> _Exercise_
Without the pictures, print the lines running from the beginning of the material to the line containing "plt.rcParams['font.family'] = ['Lato', 'DejaVu", both ends included.

> _Material_
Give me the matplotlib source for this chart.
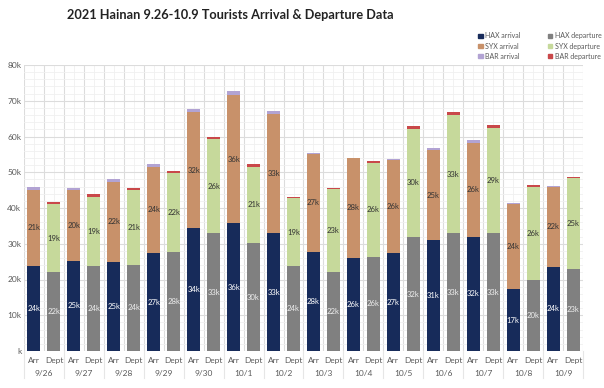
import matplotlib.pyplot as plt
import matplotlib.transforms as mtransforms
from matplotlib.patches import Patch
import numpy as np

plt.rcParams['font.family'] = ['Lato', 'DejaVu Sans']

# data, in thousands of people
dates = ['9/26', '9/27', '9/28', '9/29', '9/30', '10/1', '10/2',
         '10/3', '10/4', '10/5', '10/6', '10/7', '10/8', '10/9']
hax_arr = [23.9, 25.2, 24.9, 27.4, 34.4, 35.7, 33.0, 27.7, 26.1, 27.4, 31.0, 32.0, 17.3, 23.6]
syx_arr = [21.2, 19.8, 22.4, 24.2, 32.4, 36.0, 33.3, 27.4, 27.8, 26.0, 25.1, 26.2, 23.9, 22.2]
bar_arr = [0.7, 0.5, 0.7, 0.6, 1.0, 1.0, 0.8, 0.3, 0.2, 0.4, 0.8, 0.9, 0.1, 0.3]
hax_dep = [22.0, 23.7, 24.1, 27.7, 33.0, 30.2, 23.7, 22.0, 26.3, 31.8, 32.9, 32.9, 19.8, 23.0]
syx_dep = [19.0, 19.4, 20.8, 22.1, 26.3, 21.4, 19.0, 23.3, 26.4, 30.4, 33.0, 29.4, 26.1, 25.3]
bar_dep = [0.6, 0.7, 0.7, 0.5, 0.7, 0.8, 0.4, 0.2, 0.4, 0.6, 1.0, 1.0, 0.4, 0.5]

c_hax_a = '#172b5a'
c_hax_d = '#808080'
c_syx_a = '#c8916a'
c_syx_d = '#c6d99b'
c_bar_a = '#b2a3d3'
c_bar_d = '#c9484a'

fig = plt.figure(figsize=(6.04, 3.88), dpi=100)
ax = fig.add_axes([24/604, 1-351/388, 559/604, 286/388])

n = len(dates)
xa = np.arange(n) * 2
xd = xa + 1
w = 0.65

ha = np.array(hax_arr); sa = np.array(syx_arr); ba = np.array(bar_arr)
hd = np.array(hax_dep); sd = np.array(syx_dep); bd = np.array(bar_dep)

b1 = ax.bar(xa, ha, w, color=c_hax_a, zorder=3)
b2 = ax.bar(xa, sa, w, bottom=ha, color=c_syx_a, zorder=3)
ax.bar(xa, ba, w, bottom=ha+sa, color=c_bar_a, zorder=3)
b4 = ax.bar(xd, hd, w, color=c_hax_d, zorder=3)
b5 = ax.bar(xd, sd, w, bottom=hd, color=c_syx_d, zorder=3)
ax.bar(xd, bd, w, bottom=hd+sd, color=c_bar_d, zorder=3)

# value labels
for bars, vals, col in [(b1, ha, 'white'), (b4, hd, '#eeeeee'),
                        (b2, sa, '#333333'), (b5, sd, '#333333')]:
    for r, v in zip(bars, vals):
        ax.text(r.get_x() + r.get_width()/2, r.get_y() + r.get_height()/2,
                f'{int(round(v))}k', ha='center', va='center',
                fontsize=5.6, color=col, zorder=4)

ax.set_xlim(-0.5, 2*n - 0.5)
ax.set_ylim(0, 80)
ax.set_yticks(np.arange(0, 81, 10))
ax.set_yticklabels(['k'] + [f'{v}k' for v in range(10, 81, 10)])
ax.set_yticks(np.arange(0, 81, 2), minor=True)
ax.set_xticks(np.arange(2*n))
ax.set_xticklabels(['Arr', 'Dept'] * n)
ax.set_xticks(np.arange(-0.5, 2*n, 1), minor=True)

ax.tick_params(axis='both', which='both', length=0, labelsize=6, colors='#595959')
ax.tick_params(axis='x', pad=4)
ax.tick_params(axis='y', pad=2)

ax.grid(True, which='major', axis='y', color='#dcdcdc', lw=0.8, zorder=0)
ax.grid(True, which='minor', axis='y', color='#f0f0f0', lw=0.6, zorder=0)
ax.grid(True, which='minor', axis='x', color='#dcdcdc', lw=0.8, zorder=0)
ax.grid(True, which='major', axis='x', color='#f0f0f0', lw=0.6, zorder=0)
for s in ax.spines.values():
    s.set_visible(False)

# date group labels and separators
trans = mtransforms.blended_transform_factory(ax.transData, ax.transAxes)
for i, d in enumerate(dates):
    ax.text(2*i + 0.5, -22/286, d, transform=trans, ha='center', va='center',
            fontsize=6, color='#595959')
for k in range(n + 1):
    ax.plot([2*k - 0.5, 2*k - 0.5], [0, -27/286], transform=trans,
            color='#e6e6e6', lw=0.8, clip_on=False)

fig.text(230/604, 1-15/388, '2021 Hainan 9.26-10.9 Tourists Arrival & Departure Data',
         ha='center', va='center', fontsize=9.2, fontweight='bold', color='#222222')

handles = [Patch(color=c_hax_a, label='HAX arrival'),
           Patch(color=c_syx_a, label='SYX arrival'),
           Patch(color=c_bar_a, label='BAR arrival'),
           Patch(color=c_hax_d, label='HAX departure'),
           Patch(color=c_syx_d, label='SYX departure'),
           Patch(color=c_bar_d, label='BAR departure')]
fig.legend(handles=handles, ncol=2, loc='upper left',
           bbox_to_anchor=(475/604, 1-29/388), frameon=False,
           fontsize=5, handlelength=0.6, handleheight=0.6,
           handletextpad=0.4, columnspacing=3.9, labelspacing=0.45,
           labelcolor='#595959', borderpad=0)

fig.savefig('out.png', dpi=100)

> _Worked solution_
Give me the matplotlib source for this chart.
import matplotlib.pyplot as plt
import matplotlib.transforms as mtransforms
from matplotlib.patches import Patch
import numpy as np

plt.rcParams['font.family'] = ['Lato', 'DejaVu Sans']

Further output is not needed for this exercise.